IN. : pour obtenir ce consentement, certains éditeurs en viennent à forcer la main des internautes, avec des “cookies walls”, qui conditionnent l’accès aux contenus à l’acceptation des cookies : qu’en penser ?
P.P. : il y a eu beaucoup de réactions d’internautes mécontents face à ces cookies walls. Notre conseil, c’est de faire de la pédagogie, quelle que soit la stratégie de l’éditeur, avec un message clair à destination des internautes. Il faut faire comprendre qu’on est dans une période de transition. Il y a des choix forts à faire aujourd’hui, mais ce sera au bénéfice de l’internaute à long terme. Le péché originel d’internet a été de faire croire que les contenus étaient gratuits : c’est le moment d’expliquer que ce paradis n’existe pas. Il faut le faire comprendre aux internautes. Progressivement, de bonnes pratiques vont émerger à la fois pour mieux respecter le choix des internautes et leur permettre de continuer à accéder à des contenus gratuits. L’essentiel est de pouvoir continuer à proposer un internet libre, gratuit si possible, et accessible à tous. Tous ces changements vont nous permettre d’évoluer dans un environnement plus sain pour les éditeurs, les internautes et les annonceurs.
IN. : quel est le rôle des annonceurs dans ce processus, qui risque surtout de favoriser les plus gros, ceux qui sont en mesure de collecter le plus de données et ont les moyens pour les exploiter ?

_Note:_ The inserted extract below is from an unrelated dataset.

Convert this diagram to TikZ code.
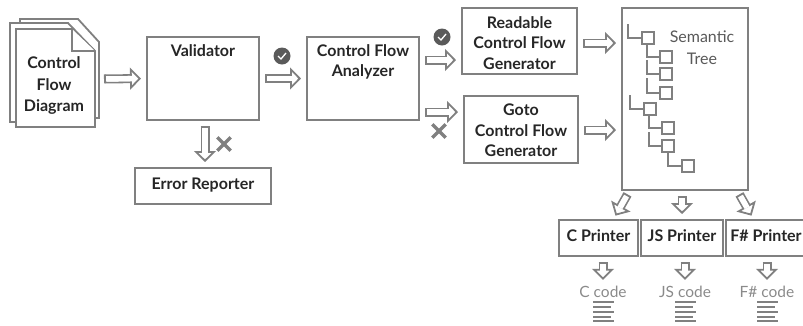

P.P. : bien sûr, pour les annonceurs, la solution de facilité est de travailler avec Google et Facebook. Mais si on adopte uniquement cette approche, nous pensons qu’il y aura un appauvrissement du reste de l’internet et, encore une fois, une augmentation du contrôle et du pouvoir de quelques acteurs au détriment de tout l’écosystème. Il est donc primordial de prendre en compte la diversité de l’internet, et donc, pour les annonceurs, d’avoir différents partenaires, pas un seul ou deux au sein des GAFA, car les internautes ne sont pas présents uniquement sur ces plateformes-là. Nous pensons qu’internet doit rester ouvert. L’intérêt des internautes est de pouvoir accéder aux contenus auxquels ils ont l’habitude d’accéder. Or, le problème avec les GAFA, c’est qu’ils drainent une très grosse partie des budgets publicitaires, alors qu’ils ne génèrent pas les contenus proposés aux internautes.